All 3 parts of this combine to create your crash -- the DNS SRV request for moray.fi-espoo-...company.com leaks into public DNS, then public DNS answers with a CNAME to a name that has no SRV records (so it gets a NODATA response), and then cueball fails to interpret this response correctly. This will happen inconsistently, though, because sometimes the local binder in the DC will respond to the query more quickly than the public DNS server you have set, and that response will be taken instead.

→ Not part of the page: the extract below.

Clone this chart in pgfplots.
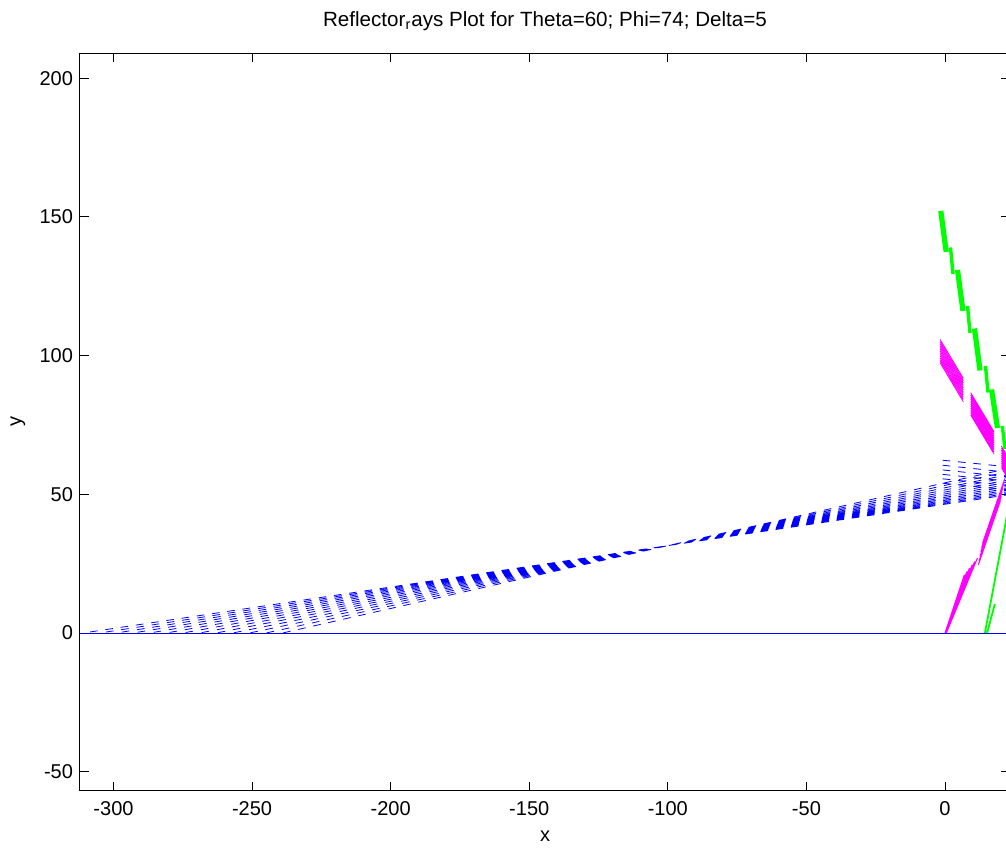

So, part 3 is a bug, and I'll get on a fix for that ASAP. Part 1 is unfortunate, and I'll see if I can work with the other developers here to get that sorted out. For part 2, I really do recommend that you remove that CNAME if you can. If you absolutely need to put names under that suffix in public DNS, please make sure they don't collide with the names of SDC internal services and CNAME them specifically (not a * record).

jussisallinen commented 7 years ago

@arekinath Thanks for your analysis! I was also thinking that it might be the wildcard DNS entry that is causing the havoc here, part of.